Saturday, August 21, 2004

Lazy Friday night with the Wall Street Journal

I was not planning to write anything more today. But Chavez decided to make a cadena. I felt like forgetting TV and turn on my computer to check comments. Someone sent me a link to an article of the Wall Street Journal free article section on the web. Supposedly that article is debunking all the statistical theory advanced by the opposition this week. It might even be the one that Rodriguez of the CNE mentioned. So I read it.

Well, using that article to debunk the opposition theory is a tad daring. I really did not find anything new to an article which is rather political than statistical and I did not feel that it was coming hard on the opposition. Mostly adequate comments considering what a foreign journalist could understand from our crazy situation

However I did find this little gem that I want all of you to share. I have cut and pasted from what was on the web page tonight at around 9 PM.

Aviel Rubin, a computer-science professor at Johns Hopkins University, said he calculated odds of roughly one in 17 that two of three computers at a voting table would have identical results. That compares to about one in 15 that so far have shown similar results in Venezuela's referendum.

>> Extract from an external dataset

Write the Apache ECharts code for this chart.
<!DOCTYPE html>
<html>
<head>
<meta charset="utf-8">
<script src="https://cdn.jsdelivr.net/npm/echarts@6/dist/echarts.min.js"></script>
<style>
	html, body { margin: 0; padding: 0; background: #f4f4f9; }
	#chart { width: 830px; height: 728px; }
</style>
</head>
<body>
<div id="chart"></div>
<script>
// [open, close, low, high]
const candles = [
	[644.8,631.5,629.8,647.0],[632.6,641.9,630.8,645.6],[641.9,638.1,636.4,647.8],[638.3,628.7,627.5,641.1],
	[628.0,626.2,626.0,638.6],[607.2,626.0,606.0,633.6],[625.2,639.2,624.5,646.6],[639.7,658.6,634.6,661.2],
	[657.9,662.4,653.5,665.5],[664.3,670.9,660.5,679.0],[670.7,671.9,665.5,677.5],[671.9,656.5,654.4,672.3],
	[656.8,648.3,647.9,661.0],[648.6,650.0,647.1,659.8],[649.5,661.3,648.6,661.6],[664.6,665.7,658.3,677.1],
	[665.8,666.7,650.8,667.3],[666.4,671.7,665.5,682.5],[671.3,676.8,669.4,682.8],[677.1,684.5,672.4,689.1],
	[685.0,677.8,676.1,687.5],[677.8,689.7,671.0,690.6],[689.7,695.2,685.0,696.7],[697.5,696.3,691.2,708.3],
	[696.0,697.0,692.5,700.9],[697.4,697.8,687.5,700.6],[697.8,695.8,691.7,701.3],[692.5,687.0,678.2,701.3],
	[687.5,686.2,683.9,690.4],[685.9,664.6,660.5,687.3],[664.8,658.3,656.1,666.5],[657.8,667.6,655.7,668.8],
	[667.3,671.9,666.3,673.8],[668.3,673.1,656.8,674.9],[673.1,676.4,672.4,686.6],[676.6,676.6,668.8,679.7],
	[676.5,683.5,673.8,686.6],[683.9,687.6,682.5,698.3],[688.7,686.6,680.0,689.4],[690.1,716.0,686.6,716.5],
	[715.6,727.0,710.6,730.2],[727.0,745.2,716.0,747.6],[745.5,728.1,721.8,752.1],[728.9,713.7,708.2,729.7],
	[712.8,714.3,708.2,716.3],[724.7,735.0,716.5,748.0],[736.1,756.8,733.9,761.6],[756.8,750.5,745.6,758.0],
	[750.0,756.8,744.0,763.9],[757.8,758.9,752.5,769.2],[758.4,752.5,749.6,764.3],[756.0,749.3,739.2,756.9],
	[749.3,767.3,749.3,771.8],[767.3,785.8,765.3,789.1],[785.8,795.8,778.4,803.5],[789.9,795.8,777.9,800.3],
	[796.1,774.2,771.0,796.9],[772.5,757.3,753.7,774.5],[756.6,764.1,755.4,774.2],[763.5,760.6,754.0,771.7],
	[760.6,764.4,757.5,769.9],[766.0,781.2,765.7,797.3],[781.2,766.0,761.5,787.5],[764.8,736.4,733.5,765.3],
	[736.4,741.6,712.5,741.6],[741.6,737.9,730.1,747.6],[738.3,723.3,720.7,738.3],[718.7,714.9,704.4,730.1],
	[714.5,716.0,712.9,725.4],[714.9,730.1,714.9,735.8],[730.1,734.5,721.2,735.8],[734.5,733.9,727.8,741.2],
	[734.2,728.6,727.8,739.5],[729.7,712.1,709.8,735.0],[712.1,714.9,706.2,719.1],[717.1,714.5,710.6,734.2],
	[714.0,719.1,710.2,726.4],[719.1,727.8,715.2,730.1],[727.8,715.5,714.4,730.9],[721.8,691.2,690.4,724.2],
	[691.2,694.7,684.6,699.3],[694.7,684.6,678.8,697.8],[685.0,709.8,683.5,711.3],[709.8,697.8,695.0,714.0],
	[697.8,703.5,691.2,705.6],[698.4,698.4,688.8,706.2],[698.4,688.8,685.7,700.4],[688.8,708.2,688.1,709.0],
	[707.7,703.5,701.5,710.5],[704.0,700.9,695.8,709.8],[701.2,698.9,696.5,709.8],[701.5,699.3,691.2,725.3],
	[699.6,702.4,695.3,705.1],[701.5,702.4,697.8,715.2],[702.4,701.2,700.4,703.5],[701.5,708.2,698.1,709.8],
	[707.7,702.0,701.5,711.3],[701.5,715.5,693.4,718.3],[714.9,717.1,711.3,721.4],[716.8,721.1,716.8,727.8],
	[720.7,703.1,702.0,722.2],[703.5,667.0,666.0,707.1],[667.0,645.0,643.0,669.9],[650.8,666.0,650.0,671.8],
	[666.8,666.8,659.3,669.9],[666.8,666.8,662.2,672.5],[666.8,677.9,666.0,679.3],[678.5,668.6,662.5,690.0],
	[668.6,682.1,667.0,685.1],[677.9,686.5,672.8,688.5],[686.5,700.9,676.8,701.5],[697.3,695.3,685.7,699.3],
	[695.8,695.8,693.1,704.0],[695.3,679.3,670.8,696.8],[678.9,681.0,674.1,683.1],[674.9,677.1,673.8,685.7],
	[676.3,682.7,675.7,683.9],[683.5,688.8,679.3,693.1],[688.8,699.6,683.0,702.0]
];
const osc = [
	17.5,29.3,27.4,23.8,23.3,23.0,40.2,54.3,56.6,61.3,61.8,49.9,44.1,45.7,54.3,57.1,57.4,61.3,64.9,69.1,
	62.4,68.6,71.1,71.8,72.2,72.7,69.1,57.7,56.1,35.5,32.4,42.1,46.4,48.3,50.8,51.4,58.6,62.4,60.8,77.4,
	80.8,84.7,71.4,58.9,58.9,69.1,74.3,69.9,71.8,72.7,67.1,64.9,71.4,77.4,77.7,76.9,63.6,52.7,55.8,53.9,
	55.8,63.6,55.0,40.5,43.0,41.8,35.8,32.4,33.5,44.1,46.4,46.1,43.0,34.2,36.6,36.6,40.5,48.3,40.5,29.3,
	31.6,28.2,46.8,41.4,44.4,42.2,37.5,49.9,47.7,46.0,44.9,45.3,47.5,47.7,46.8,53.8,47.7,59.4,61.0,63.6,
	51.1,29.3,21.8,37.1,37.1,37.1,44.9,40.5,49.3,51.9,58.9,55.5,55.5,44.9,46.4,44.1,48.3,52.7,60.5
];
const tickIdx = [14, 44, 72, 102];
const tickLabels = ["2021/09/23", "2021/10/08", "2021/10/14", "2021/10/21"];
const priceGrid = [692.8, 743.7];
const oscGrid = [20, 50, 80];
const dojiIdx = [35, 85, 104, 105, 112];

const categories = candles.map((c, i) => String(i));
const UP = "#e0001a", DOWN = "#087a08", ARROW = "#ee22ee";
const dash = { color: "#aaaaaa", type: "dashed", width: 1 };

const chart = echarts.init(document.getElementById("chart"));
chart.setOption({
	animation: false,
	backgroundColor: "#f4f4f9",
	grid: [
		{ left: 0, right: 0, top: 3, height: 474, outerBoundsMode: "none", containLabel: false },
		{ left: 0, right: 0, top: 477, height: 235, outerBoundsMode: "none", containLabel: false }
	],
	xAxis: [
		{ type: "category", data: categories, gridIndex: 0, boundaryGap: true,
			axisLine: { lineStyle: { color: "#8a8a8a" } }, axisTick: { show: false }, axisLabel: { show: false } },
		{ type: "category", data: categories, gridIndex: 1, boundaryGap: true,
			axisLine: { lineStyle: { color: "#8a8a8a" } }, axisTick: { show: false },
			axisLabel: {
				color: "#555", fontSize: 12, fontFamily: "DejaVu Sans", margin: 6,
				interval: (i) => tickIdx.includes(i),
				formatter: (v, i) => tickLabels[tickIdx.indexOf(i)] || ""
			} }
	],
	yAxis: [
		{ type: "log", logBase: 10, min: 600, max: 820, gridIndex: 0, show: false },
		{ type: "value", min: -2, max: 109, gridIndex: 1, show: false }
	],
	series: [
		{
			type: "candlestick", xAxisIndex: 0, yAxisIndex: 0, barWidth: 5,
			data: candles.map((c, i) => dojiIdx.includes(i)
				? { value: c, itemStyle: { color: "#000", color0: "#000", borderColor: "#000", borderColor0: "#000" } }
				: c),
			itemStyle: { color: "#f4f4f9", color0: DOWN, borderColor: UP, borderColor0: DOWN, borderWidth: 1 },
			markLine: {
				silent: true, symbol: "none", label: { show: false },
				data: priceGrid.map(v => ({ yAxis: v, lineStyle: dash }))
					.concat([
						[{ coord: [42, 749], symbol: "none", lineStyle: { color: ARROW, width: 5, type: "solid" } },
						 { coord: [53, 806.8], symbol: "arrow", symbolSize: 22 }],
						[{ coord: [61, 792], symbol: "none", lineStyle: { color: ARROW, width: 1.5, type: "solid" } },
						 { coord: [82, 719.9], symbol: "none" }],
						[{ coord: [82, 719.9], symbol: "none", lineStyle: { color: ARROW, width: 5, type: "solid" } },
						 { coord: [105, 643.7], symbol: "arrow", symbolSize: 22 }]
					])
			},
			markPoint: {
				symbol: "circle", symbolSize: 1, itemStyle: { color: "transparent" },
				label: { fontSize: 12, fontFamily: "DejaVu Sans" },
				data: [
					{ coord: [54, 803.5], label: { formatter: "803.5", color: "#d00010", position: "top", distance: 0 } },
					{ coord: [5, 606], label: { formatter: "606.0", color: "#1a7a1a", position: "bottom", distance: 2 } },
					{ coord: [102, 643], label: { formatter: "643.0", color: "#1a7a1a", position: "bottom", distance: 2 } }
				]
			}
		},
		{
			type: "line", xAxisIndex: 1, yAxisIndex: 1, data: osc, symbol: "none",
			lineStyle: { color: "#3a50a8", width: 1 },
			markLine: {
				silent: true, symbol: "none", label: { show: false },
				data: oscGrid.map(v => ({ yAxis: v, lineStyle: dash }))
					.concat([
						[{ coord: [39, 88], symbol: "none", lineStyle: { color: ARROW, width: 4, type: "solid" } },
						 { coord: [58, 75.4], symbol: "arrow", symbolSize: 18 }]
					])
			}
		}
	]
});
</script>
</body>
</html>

I have rally no idea what that means. I mean, I think that there is some important information that the journalist forgot to write down. Because if I am basing myself strictly on this paragraph we can make the following calculation:

Let's assume three machines for three lists of 100 electors each.
I remind the reader that an electoral center was made of several lists of electors each with its own machine. That is you were told which machine to go to.
Probability to reach a result of, say, 47 in one machine is 1 in 100
Probability to reach 47 in another machine is 1 in 100
How could it be possible that the probability to reach 47 in three machines at once is 1 in 17?
I would have guessed that the odds would have been 1 in 10,000 but what do I know? Would someone care to explain this to me? Is this "17" result coming from some law of probabilities that I do not know?

I have written to David Luhnow with a copy of this post and if he has anything to add to this message I will be delighted to post it.


PS: not added in proof. Checking on the comments section I read again my post and there was a typo: it should have read as it reads now instead of the previous "...47 in two machines at once...".

Now I must also add that indeed one could lower these statistics by saying that the only numbers expected to come out are between 35 and 65, which would lower somewhat the 1 in 10,000 result, and this is probably what was behind the 1 in 17.

To which I reply that actually if we take an average of 500 electors for every machine the expected numbers are between 200 and 300, which would increase again the odds!

Regardless, that same SI pattern should also be found for the NO votes and so far it does not seem to be happening. It should also happen for the number of people that did not vote, and as far as I know nobody has checked into it.

In other words, if I were to find that 20% of the electoral centers have "identical SI" then I should find "identical NO" in, say, 18 to 22% of the centers, and also "identical did not vote" in the same range. But if I find 20% "identical SI" and only 10% "identical NO", then there is a problem. I do remind people that one has to compare center with center and not machines with machines. That is, 100 aleatory machines will not give the same result as 10 aleatory machines from 10 different aleatory center, which is also 100 machines. I mean, they should give the same result if there is no fraud, but if there is a fraud as the one I have explained earlier, a difference will be observed. Every type of rigging will show a specific type of result distribution. Nice Gaussian curves are only found when there is no tampering whatsoever.

The wonderful things about statistics is that it is the same with each one of the parameters investigated and thus we have with this electoral exercice a great experiment with built in positive and negative controls! Any scientist's dream, but perhaps every cheat nigthmare.

Now we just have to wait until the real experts finish their work and can prove that statistically there is a problem. I hope that I have illustrated the problem in a simple way. However I can assure the reader that calculating these statistics is not something done in a few hours!!!! Be patient!